[Start RECORDS SUPPLIED]
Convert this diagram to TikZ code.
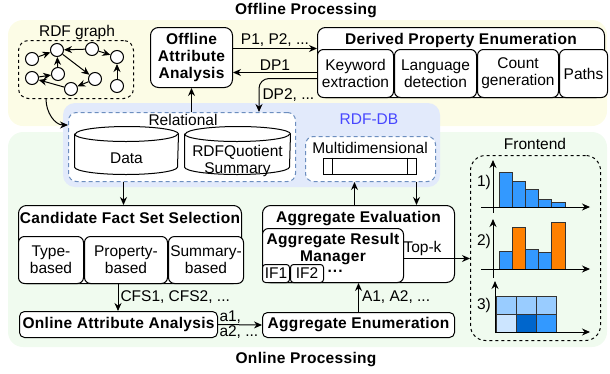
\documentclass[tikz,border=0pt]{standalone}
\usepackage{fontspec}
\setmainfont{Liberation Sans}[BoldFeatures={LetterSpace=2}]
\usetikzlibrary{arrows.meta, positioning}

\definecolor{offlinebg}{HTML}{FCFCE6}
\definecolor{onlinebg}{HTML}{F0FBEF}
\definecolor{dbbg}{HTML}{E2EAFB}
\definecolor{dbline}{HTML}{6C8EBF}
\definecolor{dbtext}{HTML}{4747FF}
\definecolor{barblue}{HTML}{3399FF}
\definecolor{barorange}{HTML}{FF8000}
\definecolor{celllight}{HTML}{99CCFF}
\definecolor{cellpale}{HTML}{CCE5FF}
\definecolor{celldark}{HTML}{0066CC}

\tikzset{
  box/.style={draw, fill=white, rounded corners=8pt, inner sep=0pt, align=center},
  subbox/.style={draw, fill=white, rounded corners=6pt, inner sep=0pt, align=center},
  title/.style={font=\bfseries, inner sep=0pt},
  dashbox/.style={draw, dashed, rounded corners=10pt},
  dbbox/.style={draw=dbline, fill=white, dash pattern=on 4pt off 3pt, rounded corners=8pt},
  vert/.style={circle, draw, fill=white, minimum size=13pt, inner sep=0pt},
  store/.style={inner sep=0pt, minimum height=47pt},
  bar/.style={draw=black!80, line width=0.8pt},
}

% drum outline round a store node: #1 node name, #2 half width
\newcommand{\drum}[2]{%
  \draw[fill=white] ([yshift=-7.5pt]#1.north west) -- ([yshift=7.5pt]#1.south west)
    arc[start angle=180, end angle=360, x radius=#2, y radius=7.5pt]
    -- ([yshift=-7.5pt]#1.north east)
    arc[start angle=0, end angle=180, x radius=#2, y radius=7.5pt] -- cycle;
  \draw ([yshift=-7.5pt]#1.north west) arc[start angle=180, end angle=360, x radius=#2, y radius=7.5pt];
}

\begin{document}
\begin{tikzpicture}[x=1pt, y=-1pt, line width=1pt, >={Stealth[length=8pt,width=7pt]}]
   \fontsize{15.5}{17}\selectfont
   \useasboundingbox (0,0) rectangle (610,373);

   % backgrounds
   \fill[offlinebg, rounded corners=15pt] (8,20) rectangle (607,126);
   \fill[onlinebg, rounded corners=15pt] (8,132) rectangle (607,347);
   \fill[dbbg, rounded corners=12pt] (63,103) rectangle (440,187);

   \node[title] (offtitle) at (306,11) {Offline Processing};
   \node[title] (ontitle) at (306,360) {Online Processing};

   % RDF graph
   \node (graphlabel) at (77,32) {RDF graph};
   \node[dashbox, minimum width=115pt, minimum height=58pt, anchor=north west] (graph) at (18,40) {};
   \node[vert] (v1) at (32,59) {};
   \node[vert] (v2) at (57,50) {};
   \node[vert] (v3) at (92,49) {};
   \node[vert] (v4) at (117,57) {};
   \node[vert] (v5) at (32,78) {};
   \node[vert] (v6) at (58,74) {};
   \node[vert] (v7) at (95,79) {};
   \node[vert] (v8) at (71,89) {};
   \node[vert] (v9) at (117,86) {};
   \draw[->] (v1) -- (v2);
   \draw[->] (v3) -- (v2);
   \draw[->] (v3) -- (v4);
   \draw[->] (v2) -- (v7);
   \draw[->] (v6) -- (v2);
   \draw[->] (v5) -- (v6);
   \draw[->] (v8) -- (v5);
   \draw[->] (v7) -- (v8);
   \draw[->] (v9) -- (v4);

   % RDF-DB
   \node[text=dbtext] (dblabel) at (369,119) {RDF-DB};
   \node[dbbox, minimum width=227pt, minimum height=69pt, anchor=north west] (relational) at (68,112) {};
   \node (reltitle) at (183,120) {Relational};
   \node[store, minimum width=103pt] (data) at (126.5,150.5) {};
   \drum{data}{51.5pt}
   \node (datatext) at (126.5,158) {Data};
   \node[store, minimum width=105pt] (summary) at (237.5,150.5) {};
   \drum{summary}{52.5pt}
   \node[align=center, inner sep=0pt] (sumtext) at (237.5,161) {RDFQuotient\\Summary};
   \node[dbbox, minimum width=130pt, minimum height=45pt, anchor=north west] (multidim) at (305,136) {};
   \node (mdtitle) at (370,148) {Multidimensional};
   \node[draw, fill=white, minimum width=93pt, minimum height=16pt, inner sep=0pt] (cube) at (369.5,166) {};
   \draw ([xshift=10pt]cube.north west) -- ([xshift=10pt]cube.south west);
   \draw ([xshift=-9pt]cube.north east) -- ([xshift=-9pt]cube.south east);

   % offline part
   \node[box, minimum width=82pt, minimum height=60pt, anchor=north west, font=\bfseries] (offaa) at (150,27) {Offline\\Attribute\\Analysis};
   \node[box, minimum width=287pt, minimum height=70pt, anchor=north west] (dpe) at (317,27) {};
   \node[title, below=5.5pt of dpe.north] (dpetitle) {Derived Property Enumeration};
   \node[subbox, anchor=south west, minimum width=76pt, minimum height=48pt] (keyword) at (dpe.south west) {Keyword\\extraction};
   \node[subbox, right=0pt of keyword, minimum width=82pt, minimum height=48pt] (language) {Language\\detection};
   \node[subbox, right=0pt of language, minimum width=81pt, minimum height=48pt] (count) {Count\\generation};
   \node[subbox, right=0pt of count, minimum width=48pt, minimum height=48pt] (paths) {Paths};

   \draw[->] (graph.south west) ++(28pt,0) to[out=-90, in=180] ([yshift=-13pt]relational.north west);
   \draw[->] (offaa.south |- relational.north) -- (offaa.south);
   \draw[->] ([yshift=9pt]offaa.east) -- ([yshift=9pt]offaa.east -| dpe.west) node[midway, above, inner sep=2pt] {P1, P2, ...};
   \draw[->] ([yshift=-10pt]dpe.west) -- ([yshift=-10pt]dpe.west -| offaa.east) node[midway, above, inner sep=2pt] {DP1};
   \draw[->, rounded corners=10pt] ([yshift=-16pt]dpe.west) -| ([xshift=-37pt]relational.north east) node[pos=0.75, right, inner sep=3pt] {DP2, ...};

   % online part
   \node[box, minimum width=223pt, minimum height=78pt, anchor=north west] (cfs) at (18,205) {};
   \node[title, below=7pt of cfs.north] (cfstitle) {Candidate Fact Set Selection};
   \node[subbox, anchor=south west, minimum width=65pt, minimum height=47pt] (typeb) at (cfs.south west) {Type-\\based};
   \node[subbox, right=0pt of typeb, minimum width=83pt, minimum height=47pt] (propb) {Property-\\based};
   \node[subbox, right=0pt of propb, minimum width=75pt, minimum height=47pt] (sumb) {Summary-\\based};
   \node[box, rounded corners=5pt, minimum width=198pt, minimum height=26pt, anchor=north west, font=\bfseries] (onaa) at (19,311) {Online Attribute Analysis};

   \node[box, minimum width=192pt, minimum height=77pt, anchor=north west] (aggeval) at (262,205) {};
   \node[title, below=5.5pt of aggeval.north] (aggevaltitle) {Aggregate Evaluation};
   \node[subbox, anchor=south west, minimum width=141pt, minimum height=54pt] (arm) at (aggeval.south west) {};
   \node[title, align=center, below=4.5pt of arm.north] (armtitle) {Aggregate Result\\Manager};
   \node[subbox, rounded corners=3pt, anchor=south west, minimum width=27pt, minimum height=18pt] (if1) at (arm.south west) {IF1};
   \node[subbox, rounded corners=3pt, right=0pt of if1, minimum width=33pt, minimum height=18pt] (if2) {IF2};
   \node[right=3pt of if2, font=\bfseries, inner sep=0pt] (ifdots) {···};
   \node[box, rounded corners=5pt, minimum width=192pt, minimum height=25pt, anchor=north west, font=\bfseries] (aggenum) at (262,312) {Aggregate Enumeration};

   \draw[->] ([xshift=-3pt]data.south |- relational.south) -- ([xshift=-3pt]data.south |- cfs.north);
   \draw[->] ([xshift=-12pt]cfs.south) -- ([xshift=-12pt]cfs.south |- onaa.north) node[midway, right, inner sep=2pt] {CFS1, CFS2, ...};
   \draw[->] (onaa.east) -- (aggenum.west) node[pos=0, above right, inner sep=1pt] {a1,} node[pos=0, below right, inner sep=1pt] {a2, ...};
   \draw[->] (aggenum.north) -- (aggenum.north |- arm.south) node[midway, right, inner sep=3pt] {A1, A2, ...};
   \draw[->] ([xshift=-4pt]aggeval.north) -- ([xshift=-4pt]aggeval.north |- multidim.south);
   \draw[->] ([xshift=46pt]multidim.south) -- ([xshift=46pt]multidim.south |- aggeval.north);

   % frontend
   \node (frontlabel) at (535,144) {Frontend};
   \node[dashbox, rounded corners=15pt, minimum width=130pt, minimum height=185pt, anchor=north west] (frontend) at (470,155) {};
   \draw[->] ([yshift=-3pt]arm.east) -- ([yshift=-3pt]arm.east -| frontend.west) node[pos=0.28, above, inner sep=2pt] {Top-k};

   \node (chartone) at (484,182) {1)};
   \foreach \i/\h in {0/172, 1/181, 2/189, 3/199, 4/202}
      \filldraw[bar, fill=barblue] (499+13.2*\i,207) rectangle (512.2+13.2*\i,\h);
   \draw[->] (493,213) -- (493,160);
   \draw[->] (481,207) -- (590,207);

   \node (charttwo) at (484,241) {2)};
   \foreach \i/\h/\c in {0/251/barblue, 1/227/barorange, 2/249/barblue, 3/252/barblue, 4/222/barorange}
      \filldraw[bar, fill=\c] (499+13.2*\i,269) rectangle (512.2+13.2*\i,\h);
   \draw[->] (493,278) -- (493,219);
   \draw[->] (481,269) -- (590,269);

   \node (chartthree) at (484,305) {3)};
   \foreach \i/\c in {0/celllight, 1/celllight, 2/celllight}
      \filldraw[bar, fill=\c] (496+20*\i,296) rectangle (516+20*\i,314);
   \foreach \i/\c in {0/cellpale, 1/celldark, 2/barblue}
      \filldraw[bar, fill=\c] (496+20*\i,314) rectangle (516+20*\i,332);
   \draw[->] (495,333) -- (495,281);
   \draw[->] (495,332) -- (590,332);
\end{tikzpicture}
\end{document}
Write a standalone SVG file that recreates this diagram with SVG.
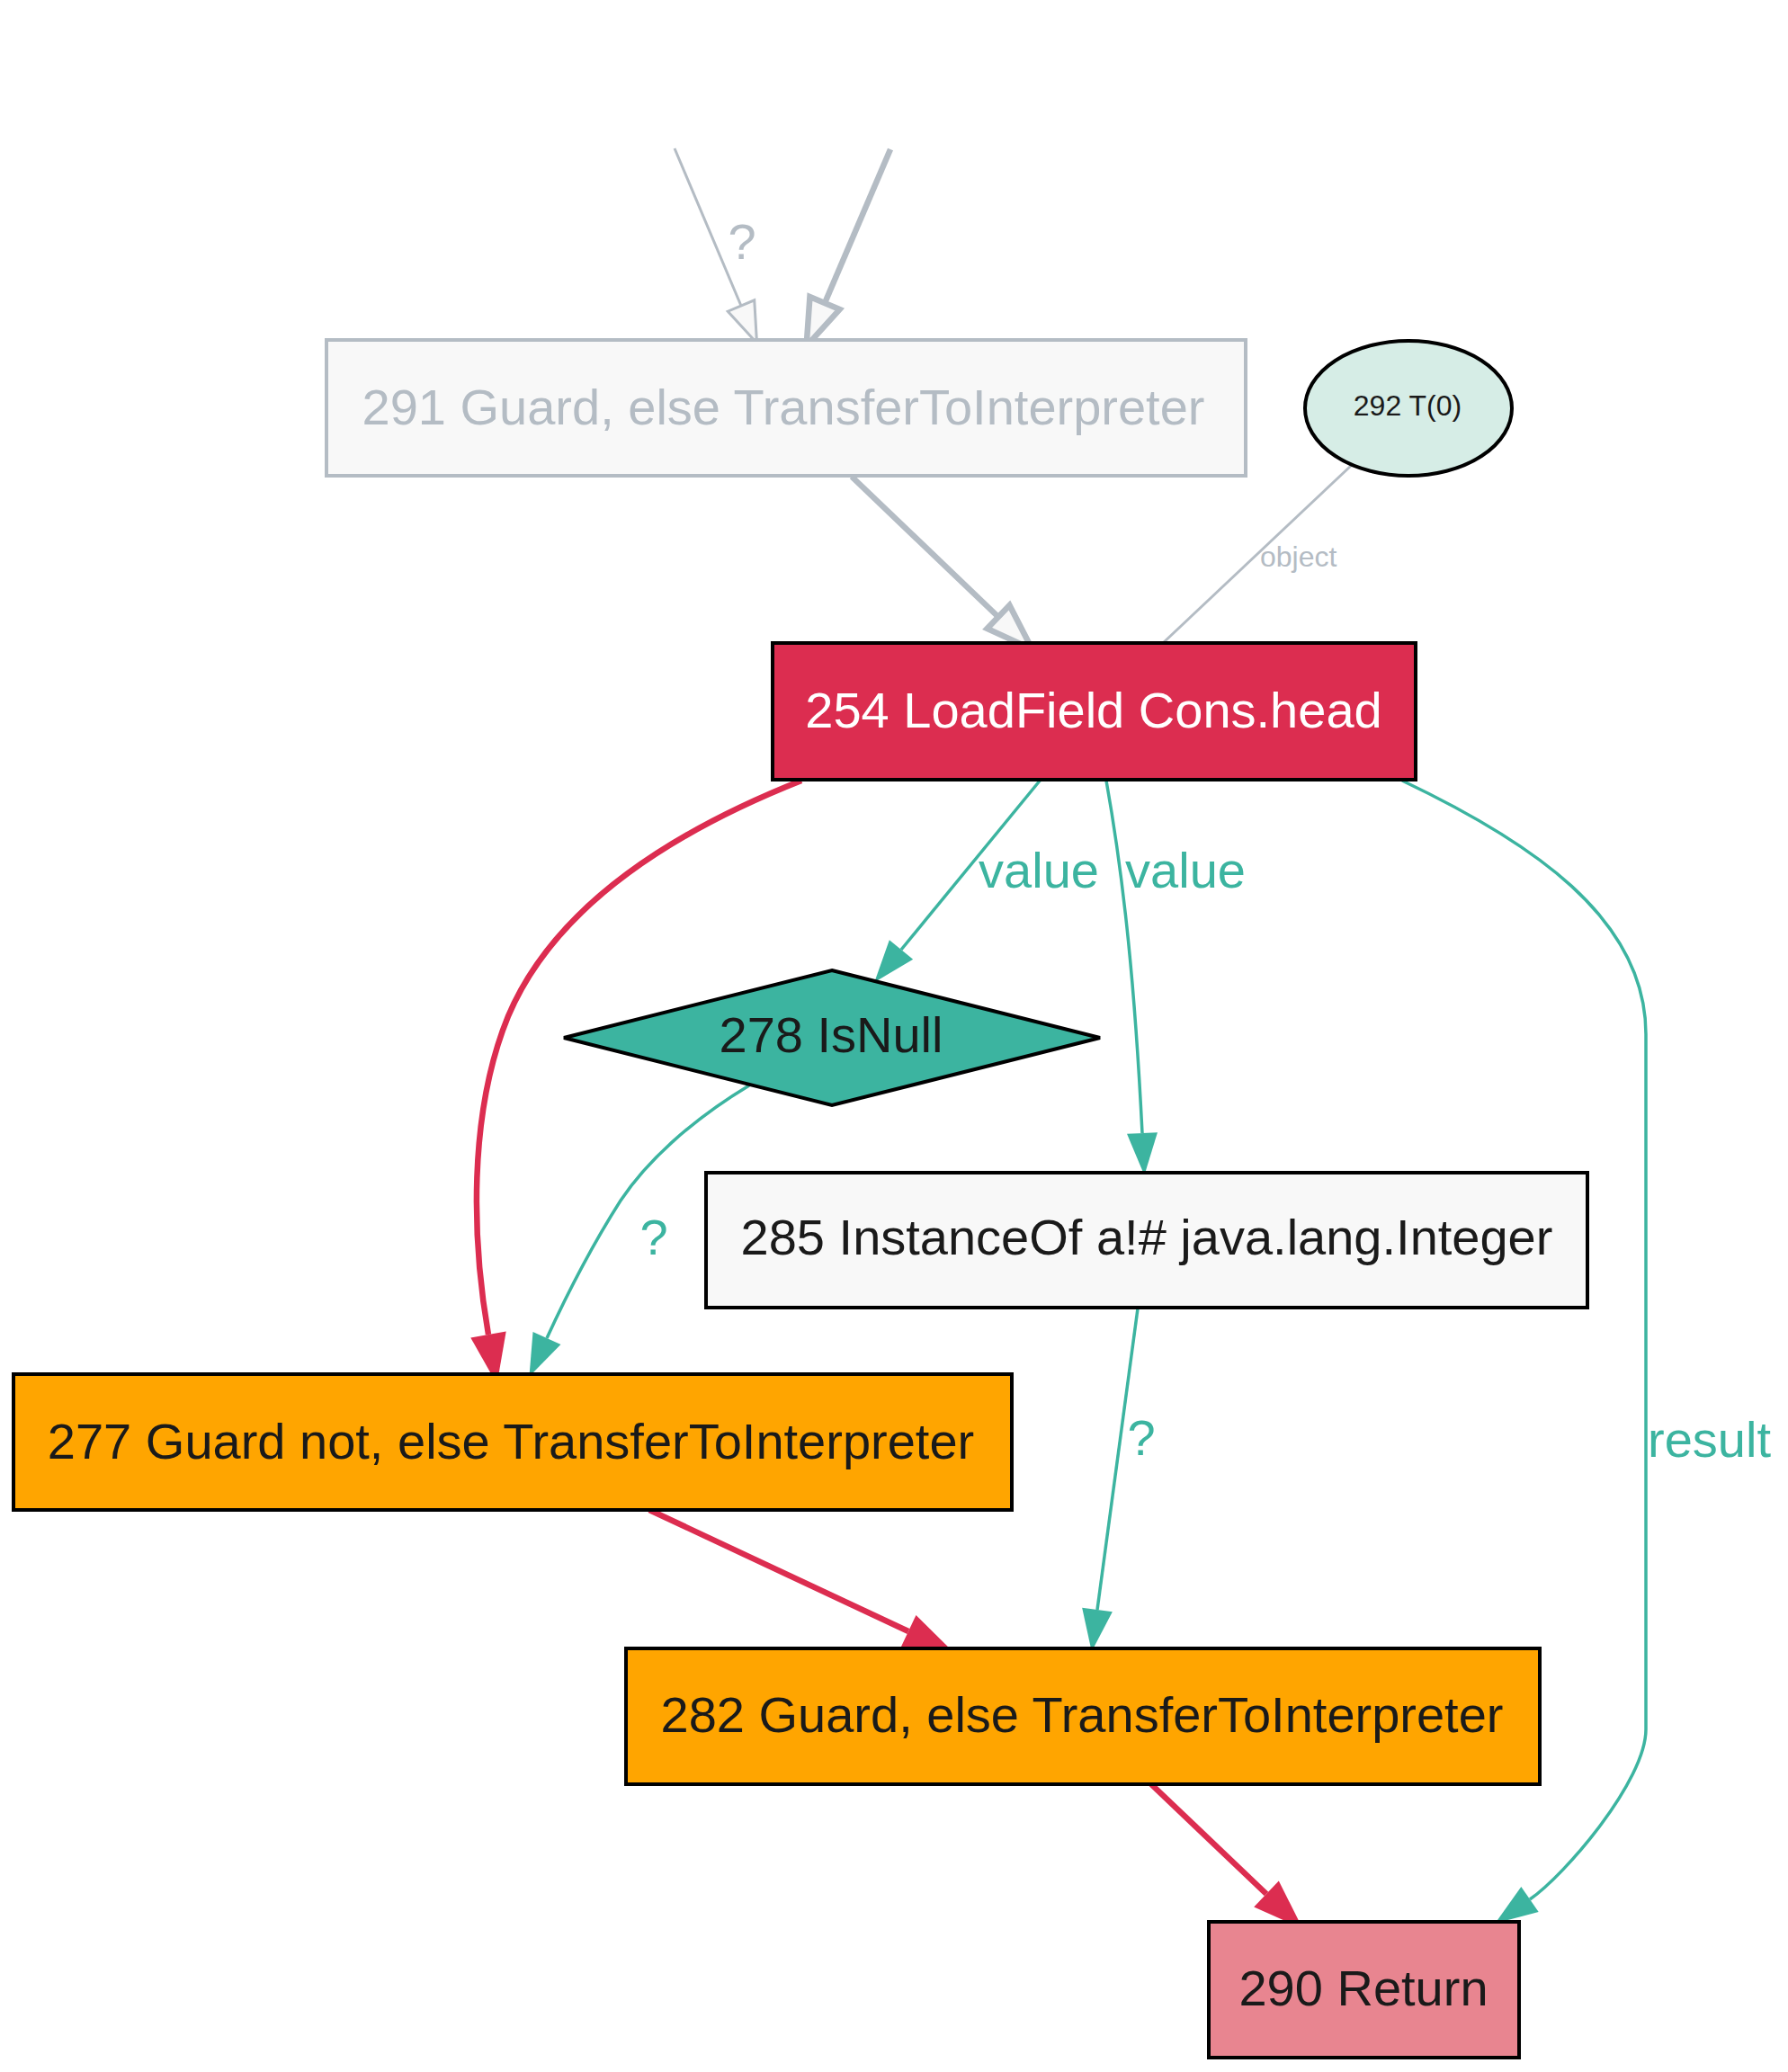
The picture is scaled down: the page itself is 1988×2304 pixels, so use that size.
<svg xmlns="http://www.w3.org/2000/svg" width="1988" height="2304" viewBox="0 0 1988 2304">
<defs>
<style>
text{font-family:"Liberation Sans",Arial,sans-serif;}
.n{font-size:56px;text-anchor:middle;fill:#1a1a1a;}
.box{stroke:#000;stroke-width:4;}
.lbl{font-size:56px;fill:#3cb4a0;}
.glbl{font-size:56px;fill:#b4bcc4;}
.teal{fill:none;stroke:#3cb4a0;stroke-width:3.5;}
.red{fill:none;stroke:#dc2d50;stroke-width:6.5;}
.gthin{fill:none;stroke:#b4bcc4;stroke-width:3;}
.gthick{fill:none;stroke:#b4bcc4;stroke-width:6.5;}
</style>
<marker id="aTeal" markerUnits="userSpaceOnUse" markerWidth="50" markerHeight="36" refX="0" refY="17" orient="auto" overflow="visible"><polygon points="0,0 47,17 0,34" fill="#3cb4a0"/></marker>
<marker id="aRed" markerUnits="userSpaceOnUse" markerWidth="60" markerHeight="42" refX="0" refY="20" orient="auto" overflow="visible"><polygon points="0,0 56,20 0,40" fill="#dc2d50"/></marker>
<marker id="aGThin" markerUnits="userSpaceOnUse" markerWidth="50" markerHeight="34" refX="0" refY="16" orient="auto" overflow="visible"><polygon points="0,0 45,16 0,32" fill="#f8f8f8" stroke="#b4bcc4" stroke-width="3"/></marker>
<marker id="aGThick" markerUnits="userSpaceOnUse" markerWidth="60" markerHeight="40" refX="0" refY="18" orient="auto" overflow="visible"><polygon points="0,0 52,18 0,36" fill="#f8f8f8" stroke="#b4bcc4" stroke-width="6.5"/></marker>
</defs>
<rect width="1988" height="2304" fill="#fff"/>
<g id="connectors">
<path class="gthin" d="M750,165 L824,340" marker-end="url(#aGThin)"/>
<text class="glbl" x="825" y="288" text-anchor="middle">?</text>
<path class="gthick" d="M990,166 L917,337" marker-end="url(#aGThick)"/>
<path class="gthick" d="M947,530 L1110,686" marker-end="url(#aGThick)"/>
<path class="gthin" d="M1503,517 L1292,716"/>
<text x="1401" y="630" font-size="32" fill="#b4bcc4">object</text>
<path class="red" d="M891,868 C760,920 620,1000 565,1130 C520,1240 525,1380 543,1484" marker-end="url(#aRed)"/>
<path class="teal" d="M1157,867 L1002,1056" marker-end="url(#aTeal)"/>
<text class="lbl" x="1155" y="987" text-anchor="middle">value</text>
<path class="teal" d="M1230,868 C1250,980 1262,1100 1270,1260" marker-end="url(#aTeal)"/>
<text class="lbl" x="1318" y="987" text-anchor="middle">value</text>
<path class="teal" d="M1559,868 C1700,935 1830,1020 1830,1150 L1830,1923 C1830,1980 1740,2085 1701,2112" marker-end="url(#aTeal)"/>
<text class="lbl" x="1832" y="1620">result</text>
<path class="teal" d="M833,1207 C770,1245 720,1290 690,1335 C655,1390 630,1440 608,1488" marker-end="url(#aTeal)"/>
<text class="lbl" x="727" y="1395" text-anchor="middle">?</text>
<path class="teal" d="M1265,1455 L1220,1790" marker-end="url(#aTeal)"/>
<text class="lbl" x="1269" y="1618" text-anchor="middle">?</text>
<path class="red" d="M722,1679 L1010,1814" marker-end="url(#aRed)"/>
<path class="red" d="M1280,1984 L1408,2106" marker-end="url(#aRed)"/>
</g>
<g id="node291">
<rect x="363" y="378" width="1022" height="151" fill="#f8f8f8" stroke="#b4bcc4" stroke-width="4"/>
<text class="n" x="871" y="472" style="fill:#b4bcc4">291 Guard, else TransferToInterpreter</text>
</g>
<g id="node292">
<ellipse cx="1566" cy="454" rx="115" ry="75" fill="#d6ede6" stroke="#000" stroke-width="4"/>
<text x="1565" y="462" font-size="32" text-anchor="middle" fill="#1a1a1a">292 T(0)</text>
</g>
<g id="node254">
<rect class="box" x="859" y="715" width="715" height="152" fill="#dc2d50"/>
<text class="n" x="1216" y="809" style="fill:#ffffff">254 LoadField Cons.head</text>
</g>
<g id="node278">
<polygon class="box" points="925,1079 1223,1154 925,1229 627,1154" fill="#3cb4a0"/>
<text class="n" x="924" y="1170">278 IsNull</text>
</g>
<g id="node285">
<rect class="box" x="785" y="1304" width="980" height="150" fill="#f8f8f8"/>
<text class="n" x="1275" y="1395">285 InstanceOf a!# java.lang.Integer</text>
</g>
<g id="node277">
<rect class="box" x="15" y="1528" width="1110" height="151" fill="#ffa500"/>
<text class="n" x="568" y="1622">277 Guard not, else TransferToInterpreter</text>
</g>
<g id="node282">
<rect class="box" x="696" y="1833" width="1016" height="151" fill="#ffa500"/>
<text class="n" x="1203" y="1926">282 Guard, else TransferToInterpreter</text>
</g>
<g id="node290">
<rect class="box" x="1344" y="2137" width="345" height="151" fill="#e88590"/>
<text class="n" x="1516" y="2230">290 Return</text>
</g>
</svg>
[End RECORDS SUPPLIED]
■ DIRECTIVE
Give the count of lines holding the word "that", with no other words.

■ EXERCISE OUTPUT
2